Almond Crusted Leg of Lamb

SERVES 6

3 ½ pound. leg of lamb, trimmed of all visible fat
1 teaspoon ground cardamom
1 small onion, chopped
4 garlic cloves, minced
1 (1-inch) piece of ginger, minced
3 green chilies, minced
2 teaspoons ground cumin
½ teaspoon ground cloves
1 tablespoon lemon juice
2 cups sour cream
½ cup blanched almonds, chopped
1 tablespoon brown sugar
½ cup plain yogurt

Pierce the leg of lamb with a sharp skewer all over so that the marinade will penetrate. In a large bowl mix together the cardamom, onion, garlic, ginger, green chillis, cumin, cloves, lemon juice and 1 cup sour cream. Reserve.

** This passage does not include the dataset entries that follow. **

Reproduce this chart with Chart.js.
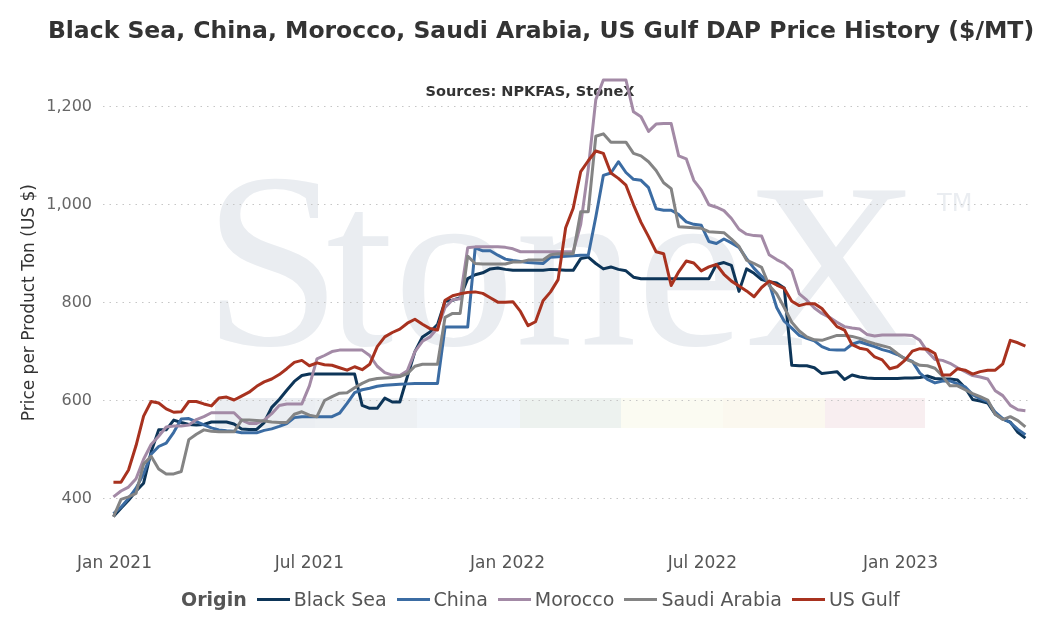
<!DOCTYPE html>
<html><head><meta charset="utf-8">
<script src="https://cdn.jsdelivr.net/npm/chart.js@4.4.0/dist/chart.umd.min.js"></script>
<style>
html,body{margin:0;padding:0;background:#fff;}
#wrap{position:relative;width:1056px;height:636px;overflow:hidden;}
canvas{position:absolute;left:0;top:0;}
#title{position:absolute;left:0;top:16px;width:1082px;height:28px;line-height:28px;text-align:center;font-family:'DejaVu Sans';font-weight:bold;font-size:23.5px;color:#333;white-space:nowrap;}
#legend{position:absolute;left:181px;top:586px;height:26px;display:flex;align-items:center;font-family:'DejaVu Sans';font-size:19px;color:#555;white-space:nowrap;}
#legend .ttl{font-weight:bold;margin-right:10px;}
#legend .it{display:flex;align-items:center;margin-right:10px;}
#legend .sw{display:inline-block;width:33px;height:0;border-top:3px solid;margin-right:4px;}
</style></head>
<body><div id="wrap"><canvas id="c" width="1056" height="636"></canvas><div id="title"></div><div id="legend"></div></div>
<script>
const chartTitle = 'Black Sea, China, Morocco, Saudi Arabia, US Gulf DAP Price History ($/MT)';
const sourceNote = 'Sources: NPKFAS, StoneX';
const yAxisTitle = 'Price per Product Ton (US $)';
const legendTitle = 'Origin';
const seriesNames = ['Black Sea', 'China', 'Morocco', 'Saudi Arabia', 'US Gulf'];
const seriesColors = ['#0d3558', '#3b6ca3', '#a38aa6', '#848484', '#a8321f'];
const tickDates = ['2021-01-01', '2021-07-01', '2022-01-01', '2022-07-01', '2023-01-01'];
const tickLabels = ['Jan 2021', 'Jul 2021', 'Jan 2022', 'Jul 2022', 'Jan 2023'];
const yTicks = [400, 600, 800, 1000, 1200];

const dates = [
'2020-12-31',
'2021-01-07','2021-01-14','2021-01-21','2021-01-28','2021-02-04','2021-02-11','2021-02-18','2021-02-25',
'2021-03-04','2021-03-11','2021-03-18','2021-03-25','2021-04-01','2021-04-08','2021-04-15','2021-04-22','2021-04-29',
'2021-05-06','2021-05-13','2021-05-20','2021-05-27','2021-06-03','2021-06-10','2021-06-17','2021-06-24',
'2021-07-01','2021-07-08','2021-07-15','2021-07-22','2021-07-29','2021-08-05','2021-08-12','2021-08-19','2021-08-26',
'2021-09-02','2021-09-09','2021-09-16','2021-09-23','2021-09-30','2021-10-07','2021-10-14','2021-10-21','2021-10-28',
'2021-11-04','2021-11-11','2021-11-18','2021-11-25','2021-12-02','2021-12-09','2021-12-16','2021-12-23','2021-12-30',
'2022-01-06','2022-01-13','2022-01-20','2022-01-27','2022-02-03','2022-02-10','2022-02-17','2022-02-24',
'2022-03-03','2022-03-10','2022-03-17','2022-03-24','2022-03-31','2022-04-07','2022-04-14','2022-04-21','2022-04-28',
'2022-05-05','2022-05-12','2022-05-19','2022-05-26','2022-06-02','2022-06-09','2022-06-16','2022-06-23','2022-06-30',
'2022-07-07','2022-07-14','2022-07-21','2022-07-28','2022-08-04','2022-08-11','2022-08-18','2022-08-25',
'2022-09-01','2022-09-08','2022-09-15','2022-09-22','2022-09-29','2022-10-06','2022-10-13','2022-10-20','2022-10-27',
'2022-11-03','2022-11-10','2022-11-17','2022-11-24','2022-12-01','2022-12-08','2022-12-15','2022-12-22','2022-12-29',
'2023-01-05','2023-01-12','2023-01-19','2023-01-26','2023-02-02','2023-02-09','2023-02-16','2023-02-23',
'2023-03-02','2023-03-09','2023-03-16','2023-03-23','2023-03-30','2023-04-06','2023-04-13','2023-04-20','2023-04-27'
];

const blackSea = [
363,380,396,415,431,495,540,540,560,555,
551,550,551,556,556,556,552,542,541,541,
555,586,602,621,639,651,654,654,654,654,
654,654,654,590,584,584,605,597,597,649,
700,730,740,755,803,805,810,849,857,861,
869,871,868,866,866,866,866,866,868,867,
866,866,890,893,880,869,873,868,865,852,
849,849,849,849,849,849,849,849,849,849,
878,882,876,823,869,860,847,843,840,830,
672,671,671,667,655,657,659,643,652,648,
646,645,645,645,645,646,646,647,650,645,
644,644,642,626,602,599,595,572,562,556,
535,523];

const china = [
369,382,400,421,450,490,506,513,535,562,
563,557,550,544,540,538,537,534,534,534,
539,542,547,553,565,567,567,567,567,567,
574,594,616,622,625,629,631,632,633,634,
635,635,635,635,750,750,750,750,912,906,
906,897,889,886,884,882,881,880,893,894,
895,896,897,897,975,1060,1065,1088,1066,1052,
1050,1035,992,989,989,980,965,960,958,925,
921,930,922,913,890,870,854,840,790,762,
748,733,727,722,710,704,703,703,715,720,
715,710,704,700,694,686,680,656,643,636,
640,640,634,628,612,604,598,576,563,555,
541,530];

const morocco = [
403,415,423,440,480,510,527,546,548,548,
550,561,567,575,575,575,575,560,553,553,
560,573,590,593,593,593,630,685,692,700,
703,703,703,703,692,670,657,652,651,661,
700,721,730,748,790,806,808,912,914,914,
914,914,913,910,904,904,904,904,904,904,
904,904,960,1073,1215,1255,1255,1255,1255,1190,
1180,1150,1165,1166,1166,1100,1094,1050,1030,1000,
995,988,972,950,940,937,936,898,888,880,
866,818,805,789,778,770,760,751,748,746,
735,732,734,734,734,734,733,723,700,684,
682,676,667,659,651,648,644,620,610,590,
581,579];

const saudiArabia = [
362,398,403,410,470,486,460,450,450,455,
520,531,540,537,536,536,536,560,560,559,
558,556,555,555,572,577,570,567,600,608,
615,616,626,635,642,645,646,647,649,655,
670,674,674,674,770,778,778,895,880,879,
879,879,879,883,883,887,887,887,898,900,
900,900,986,986,1140,1145,1128,1128,1128,1105,
1100,1088,1070,1045,1033,955,954,953,952,945,
944,943,930,915,887,880,872,835,818,790,
760,742,730,724,723,728,733,733,731,727,
721,716,712,708,696,685,679,672,671,666,
650,630,630,622,614,608,601,572,561,567,
559,546];

const usGulf = [
433,433,458,508,568,598,595,583,576,577,
598,598,593,589,605,607,601,609,617,629,
638,644,653,665,678,682,671,677,673,672,
667,662,669,663,674,710,730,739,746,758,
766,756,747,744,805,814,818,821,822,819,
810,801,801,802,782,753,761,804,822,847,
953,993,1068,1090,1110,1105,1065,1054,1040,1000,
964,935,904,900,835,863,885,881,865,873,
878,858,844,834,824,812,831,844,836,829,
803,794,798,798,788,769,751,744,714,707,
704,689,683,665,669,682,701,706,705,696,
652,652,665,662,654,659,662,662,675,723,
718,711];

const seriesValues = [blackSea, china, morocco, saudiArabia, usGulf];

const DAY = 86400000;
const epoch = Date.UTC(2021, 0, 1);
function dayOf(s) { const p = s.split('-').map(Number); return (Date.UTC(p[0], p[1] - 1, p[2]) - epoch) / DAY; }
const dayNums = dates.map(dayOf);
const tickDays = tickDates.map(dayOf);

const datasets = seriesNames.map((name, i) => ({
  label: name,
  data: seriesValues[i].map((v, k) => ({ x: dayNums[k], y: v })),
  borderColor: seriesColors[i],
  backgroundColor: seriesColors[i],
  borderWidth: 3,
  pointRadius: 0,
  tension: 0,
  fill: false,
  order: seriesNames.length - 1 - i,
  borderJoinStyle: 'round'
}));

const deco = {
  id: 'deco',
  beforeDraw(chart) {
    const ctx = chart.ctx;
    ctx.save();
    const bands = [[215, 315, '#ebeef2'], [315, 417, '#edf0f3'], [417, 520, '#f1f5f9'], [520, 621, '#edf2ef'], [621, 723, '#fbfbf2'], [723, 825, '#fbf8ef'], [825, 925, '#f8eef0']];
    bands.forEach(b => { ctx.fillStyle = b[2]; ctx.fillRect(b[0], 398, b[1] - b[0], 30); });
    ctx.fillStyle = '#eaedf1';
    ctx.textBaseline = 'alphabetic';
    ctx.font = '250px "Liberation Serif"';
    ctx.fillText('S', 203, 345);
    ctx.translate(326, 345);
    ctx.scale(1.03, 1);
    ctx.font = '236px "Liberation Serif"';
    ctx.fillText('toneX', 0, 0);
    ctx.restore();
    ctx.save();
    ctx.fillStyle = '#eaedf1';
    ctx.font = '24px "DejaVu Sans"';
    ctx.textBaseline = 'alphabetic';
    ctx.fillText('TM', 937, 211);
    ctx.restore();
  },
  beforeDatasetsDraw(chart) {
    const ctx = chart.ctx;
    ctx.save();
    ctx.fillStyle = '#333';
    ctx.font = 'bold 14.5px "DejaVu Sans"';
    ctx.textAlign = 'center';
    ctx.textBaseline = 'middle';
    ctx.fillText(sourceNote, 530, 92);
    ctx.restore();
  }
};

document.getElementById('title').textContent = chartTitle;

new Chart(document.getElementById('c'), {
  type: 'line',
  data: { datasets },
  plugins: [deco],
  options: {
    responsive: false,
    animation: false,
    devicePixelRatio: 1,
    layout: { padding: { left: 0, right: 25, top: 58, bottom: 0 } },
    plugins: {
      legend: { display: false },
      tooltip: { enabled: false },
      title: { display: false }
    },
    scales: {
      x: {
        type: 'linear', min: -10.7, max: 851.2,
        grid: { display: false, drawTicks: false },
        border: { display: false },
        afterBuildTicks: s => { s.ticks = tickDays.map(v => ({ value: v })); },
        afterFit: s => { s.height = 88.7; },
        ticks: {
          autoSkip: false, maxRotation: 0, padding: 6, color: '#555',
          font: { family: 'DejaVu Sans', size: 17 },
          callback: v => { const i = tickDays.indexOf(v); return i >= 0 ? tickLabels[i] : ''; }
        }
      },
      y: {
        min: 300, max: 1300,
        grid: { color: '#c6c6c6', lineWidth: 1, drawTicks: false },
        border: { display: false, dash: [1.5, 5] },
        afterBuildTicks: s => { s.ticks = yTicks.map(v => ({ value: v })); },
        afterFit: s => { s.width = 103; },
        ticks: {
          padding: 11, color: '#666',
          font: { family: 'DejaVu Sans', size: 16 },
          callback: v => Number(v).toLocaleString('en-US')
        },
        title: {
          display: true, text: yAxisTitle, color: '#333',
          font: { family: 'DejaVu Sans', size: 17 },
          padding: { top: 19, bottom: 0 }
        }
      }
    }
  }
});

const lg = document.getElementById('legend');
const t = document.createElement('span'); t.className = 'ttl'; t.textContent = legendTitle; lg.appendChild(t);
seriesNames.forEach((n, i) => {
  const it = document.createElement('span'); it.className = 'it';
  const sw = document.createElement('span'); sw.className = 'sw'; sw.style.borderTopColor = seriesColors[i];
  const tx = document.createElement('span'); tx.textContent = n;
  it.appendChild(sw); it.appendChild(tx); lg.appendChild(it);
});
</script>
</body></html>
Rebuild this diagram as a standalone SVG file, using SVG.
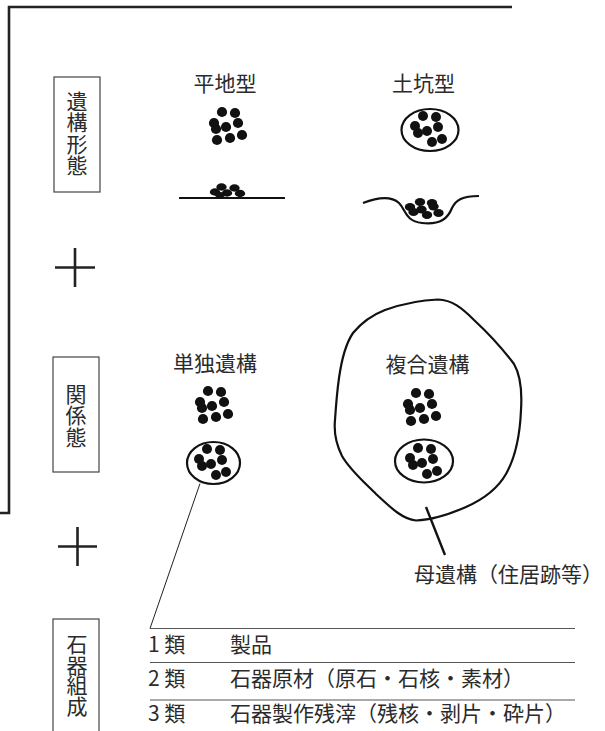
<svg xmlns="http://www.w3.org/2000/svg" xmlns:xlink="http://www.w3.org/1999/xlink" width="605" height="731" viewBox="0 0 605 731">
<style>
text{font-family:"Noto Sans CJK JP","Noto Sans",sans-serif;font-size:21px;fill:#2b2b2b}
.c{text-anchor:middle}
.v{writing-mode:vertical-rl;text-orientation:upright}
.box{fill:#fff;stroke:#444;stroke-width:1.2}
.thick{fill:none;stroke:#111;stroke-width:2.2}
.frame{fill:none;stroke:#222;stroke-width:2.6}
.plus{stroke:#222;stroke-width:2.6}
.rule{stroke:#555;stroke-width:1.2}
.thin{stroke:#222;stroke-width:1;fill:none}
.dot{fill:#111}
</style>
<defs>
<g id="cluster" class="dot">
<circle cx="-6" cy="-14" r="5.1"/><circle cx="7" cy="-13" r="5.1"/><circle cx="-14" cy="-3" r="5.1"/>
<circle cx="10" cy="-3" r="5.1"/><circle cx="-2" cy="1" r="5.1"/><circle cx="-12" cy="3" r="5.1"/>
<circle cx="-11" cy="14" r="5.1"/><circle cx="2" cy="12" r="5.1"/><circle cx="14" cy="9" r="5.1"/>
</g>
<g id="inner" class="dot">
<circle cx="-6" cy="-13" r="5"/><circle cx="7" cy="-12" r="5"/><circle cx="-14" cy="-3" r="5"/>
<circle cx="9" cy="-2" r="5"/><circle cx="-2" cy="2" r="5"/><circle cx="-11" cy="4" r="5"/>
<circle cx="3" cy="13" r="5"/><circle cx="13" cy="10" r="5"/>
</g>
</defs>
<rect width="605" height="731" fill="#fff"/>

<path class="frame" d="M0,513 H9 V7 H512"/>

<g id="label-ikokeitai">
<rect class="box" x="54" y="77" width="46" height="115"/>
<text class="v" x="77" y="90.5" letter-spacing="0.5">遺構形態</text>
</g>
<g id="plus1"><line class="plus" x1="55" y1="267.5" x2="95" y2="267.5"/><line class="plus" x1="75" y1="248" x2="75" y2="287"/></g>

<g id="heichi">
<text class="c" x="225" y="90.5">平地型</text>
<use xlink:href="#cluster" x="228" y="126"/>
<line x1="179" y1="198" x2="285" y2="198" stroke="#111" stroke-width="2.2"/>
<g class="dot">
<ellipse cx="221.5" cy="187" rx="5.2" ry="3.7"/><ellipse cx="234.5" cy="188" rx="5.2" ry="3.7"/>
<ellipse cx="215" cy="192" rx="5.2" ry="3.7"/><ellipse cx="227" cy="193" rx="5.2" ry="3.7"/>
<ellipse cx="240" cy="193.5" rx="5.2" ry="3.7"/><ellipse cx="220" cy="195" rx="5" ry="3"/>
</g>
</g>

<g id="dokou">
<text class="c" x="423.5" y="90.5">土坑型</text>
<ellipse class="thick" cx="430" cy="130" rx="28.5" ry="21"/>
<use xlink:href="#inner" x="429" y="129"/>
<path class="thick" d="M363,203 C376,198 390,195 399,203 C406,210 405,221 422,223 C441,225 448,218 452,208 C456,200 462,196 479,196"/>
<g class="dot">
<ellipse cx="420" cy="202" rx="5.2" ry="4"/><ellipse cx="432" cy="203" rx="5.2" ry="4"/>
<ellipse cx="410" cy="207" rx="5.2" ry="4"/><ellipse cx="421.5" cy="209.5" rx="5.2" ry="4"/>
<ellipse cx="433.5" cy="206.5" rx="5.2" ry="4"/><ellipse cx="413.5" cy="212" rx="5.2" ry="4"/>
<ellipse cx="427" cy="215" rx="5.2" ry="4"/><ellipse cx="438.5" cy="213" rx="5.2" ry="4"/>
</g>
</g>

<g id="label-kankeitai">
<rect class="box" x="53" y="357" width="46" height="115"/>
<text class="v" x="76" y="383.5" letter-spacing="0.5">関係態</text>
</g>
<g id="plus2"><line class="plus" x1="58" y1="546.5" x2="97" y2="546.5"/><line class="plus" x1="77.5" y1="527" x2="77.5" y2="566"/></g>

<g id="tandoku">
<text class="c" x="215" y="370.5">単独遺構</text>
<use xlink:href="#cluster" x="214" y="405"/>
<ellipse class="thick" cx="213.5" cy="463" rx="26.5" ry="21"/>
<use xlink:href="#inner" x="213" y="462"/>
</g>

<g id="fukugou">
<path class="thick" d="M353,333 C362,322 372,315 385,310 C402,304 420,300 438,299.5 C452,300 462,308 474,320 C488,333 502,348 514,364 C521,376 522,394 521,410 C520,434 515,458 506,474 C498,488 484,499 466,507 C450,514 432,520 416,520.5 C402,519 390,507 376,494 C364,482 350,470 342,456 C336,444 334,430 335,420 C336,405 337,392 339,378 C341,364 344,346 353,333 Z"/>
<text class="c" x="427.5" y="371.5">複合遺構</text>
<use xlink:href="#cluster" x="422" y="407"/>
<ellipse class="thick" cx="424" cy="461" rx="29" ry="21.5"/>
<use xlink:href="#inner" x="424" y="461"/>
</g>

<g id="connectors">
<line x1="426" y1="507" x2="445" y2="555" stroke="#111" stroke-width="2.4"/>
<line class="thin" x1="200" y1="483.5" x2="150" y2="628.5"/>
</g>

<g id="bo-iko">
<text x="414" y="581.5">母遺構（住居跡等）</text>
</g>

<g id="label-sekki">
<rect class="box" x="53" y="619" width="46" height="120"/>
<text class="v" x="77" y="633.5" letter-spacing="-0.3">石器組成</text>
</g>

<g id="table">
<line class="rule" x1="150" y1="628.5" x2="575" y2="628.5"/>
<line class="rule" x1="150" y1="662.5" x2="575" y2="662.5"/>
<line class="rule" x1="150" y1="700" x2="575" y2="700"/>
<text x="148" y="651.5">1 類</text><text x="230" y="651.5">製品</text>
<text x="148" y="685.5">2 類</text><text x="230" y="685.5">石器原材（原石・石核・素材）</text>
<text x="148" y="720.5">3 類</text><text x="230" y="720.5">石器製作残滓（残核・剥片・砕片）</text>
</g>
</svg>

Coat the lamb all over, using half the marinade. Cover with plastic wrap and marinate in the fridge for at least 6 to 8 hours. Cover the remaining marinade and refrigerate it.

Preheat the oven to 375°F.


Mix the reserved marinade with the ground almonds, brown sugar, yogurt, and the remaining sour cream. Crust the lamb all over with the almond mixture. Transfer the lamb to a shallow roasting pan and cover loosely with oiled aluminum foil and bake for 1 hour. Remove the foil and bake for another 30 minutes, until the lamb is cooked and the coating is browned. To check if the lamb is cooked, insert a thermometer into the meat nearest to the bone reads 150 º F for well done.


Serve whole and carve the meat at the table.